Before the economic crash last year, financial planners advised many pre-retirement and retired investors to invest any free cash in stocks, rather than pay down a mortgage. But the new economy has ushered in much more conservative attitudes about retirement planning–especially indebtedness.
Many planners now advise clients to focus on debt reduction as one of the best retirement security “investments” you can make. In retirement, you’ll likely be on a fixed income and face pressure to keep pace with rising costs, and debt-related interest expense just adds to the challenge.
The no-brainers to focus on include credit card debt and auto loans. But if you’re a homeowner, a mortgage likely is your most significant monthly debt-related expense. Let’s look at the issues to consider in deciding whether a mortgage pay off is right for you near–or in–retirement:
Where’s the best return? If you have a dollar to invest, consider whether your best return will come from investing it, or reducing the balance on an interest-bearing mortgage. If your mortgage rate’s after-tax rate is five percent, you’d need to do better than that in the stock market to be in positive territory. Historically, stocks have returned eight to 10 percent a year over 30-year periods–but it’s returned about zero over the past 10 years, and the market’s short-term direction is anyone’s guess.

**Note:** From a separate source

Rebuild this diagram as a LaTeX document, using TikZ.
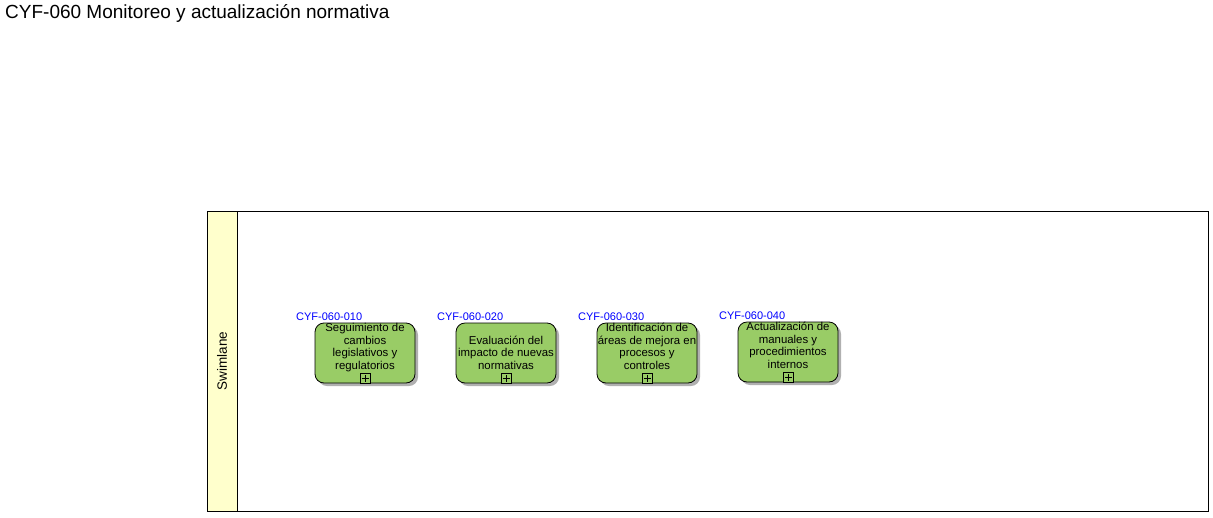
\documentclass[tikz,border=0pt]{standalone}
\usepackage{fontspec}
\setmainfont{Liberation Sans}
\definecolor{lanefill}{HTML}{FFFFCC}
\definecolor{taskfill}{HTML}{99CC66}
\definecolor{shadowc}{HTML}{B0B0B0}
\definecolor{idblue}{HTML}{0000FF}
\tikzset{
  task/.style={draw=black, line width=0.8pt, fill=taskfill, rounded corners=9pt,
    minimum width=100pt, minimum height=60pt, inner sep=0pt},
  tasktext/.style={font=\fontsize{11.4}{12.4}\selectfont, align=center, inner sep=0pt, anchor=base},
  tid/.style={font=\fontsize{11}{12}\selectfont, text=idblue, anchor=south west, inner sep=0pt},
  plusbox/.style={draw=black, line width=0.6pt, minimum size=10pt, inner sep=0pt, fill=taskfill},
}
\begin{document}
\begin{tikzpicture}[x=1pt,y=-1pt]
\useasboundingbox (0,0) rectangle (1213,517);
\node[anchor=west, inner sep=0pt, font=\fontsize{19}{21}\selectfont] (title) at (5,13) {CYF-060 Monitoreo y actualización normativa};
% swimlane
\draw[line width=0.8pt, fill=white] (207,211) rectangle (1208,511);
\draw[line width=0.8pt, fill=lanefill] (207,211) rectangle (237,511);
\node[rotate=90, font=\fontsize{13.5}{15}\selectfont, inner sep=0pt] (lane) at (222,361) {Swimlane};
% tasks
\foreach \n/\x/\y/\id/\txt in {
  a/365/353/CYF-060-010/{Seguimiento de\\cambios\\legislativos y\\regulatorios},
  b/506/353/CYF-060-020/{Evaluación del\\impacto de nuevas\\normativas},
  c/647/353/CYF-060-030/{Identificación de\\áreas de mejora en\\procesos y\\controles},
  d/788/352/CYF-060-040/{Actualización de\\manuales y\\procedimientos\\internos}}{
  \fill[shadowc, rounded corners=9pt] (\x-47,\y-27) rectangle (\x+53,\y+33);
  \node[task] (\n) at (\x,\y) {};
  \node[tasktext] (\n t) at (\x,\y+16) {\txt};
  \node[plusbox] (\n p) at (\x,\y+25) {};
  \draw[line width=0.6pt] ([xshift=-3.5pt]\n p.center) -- ([xshift=3.5pt]\n p.center);
  \draw[line width=0.6pt] ([yshift=-3.5pt]\n p.center) -- ([yshift=3.5pt]\n p.center);
  \node[tid] (\n id) at (\x-69,\y-32) {\id};
}
\end{tikzpicture}
\end{document}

Most important, stocks shouldn’t be a big part of a retirement portfolio, so the appropriate comparison is a more conservative fixed-income investment, such as certificates of deposit, Treasury Bills or Treasury bonds. Right now, a one-year CD returns about 1.45 percent.
Mortgage interest tax break: Many homeowners like the idea of keeping a mortgage for the tax deduction on interest costs. But that benefit applies to taxpayers who itemize beyond the standard deduction. And the greatest interest expense comes in the earlier years of a mortgage; with an older mortgage, the payment is mainly principal, reducing the value of any tax deduction.
The under water dilemma: Many pre-retirement baby boomers took on higher mortgage debt in the years running up to the real estate crash; a study this year by the Center for Economic and Policy Research found that 30 percent of Americans age 45 to 54 are “underwater” on their mortgages–that is, their debt is higher than their homes’ current value, and they would need to bring cash to a closing in the case of a sale.
For some, that raises a question about paying off mortgage debt that won’t provide a return when the property ultimately is sold. Indeed, University of Arizona law professor Brent T. White even suggested in a recent research paper that the rational economic move for some underwater homeowners would be to default on their loans and give their homes back to the bank.
Since that raises more moral and legal issues than most people can stomach, the best advice is to simply look at your home as housing, not an investment. In that context, owning your property debt free is more efficient than carrying a loan.
Funding a pay-down: If you have sufficient savings to pay off your mortgage without raiding emergency savings funds, use lower-return taxable savings before tapping tax-advantaged IRA or 401(k) accounts.
If you don’t have adequate cash to jettison the mortgage, refinancing to a lower rate may help you accelerate payments. Or, consider getting a part-time job and devoting your earnings entirely to accelerated mortgage payments.
Another option to consider: Sell your current home and move to an area–or home–with a lower cost of living that can be financed mortgage-free. “That can be one of the best ways to extricate yourself from mortgage debt,” says Christine Fahlund, a senior financial planner at T. Rowe Price.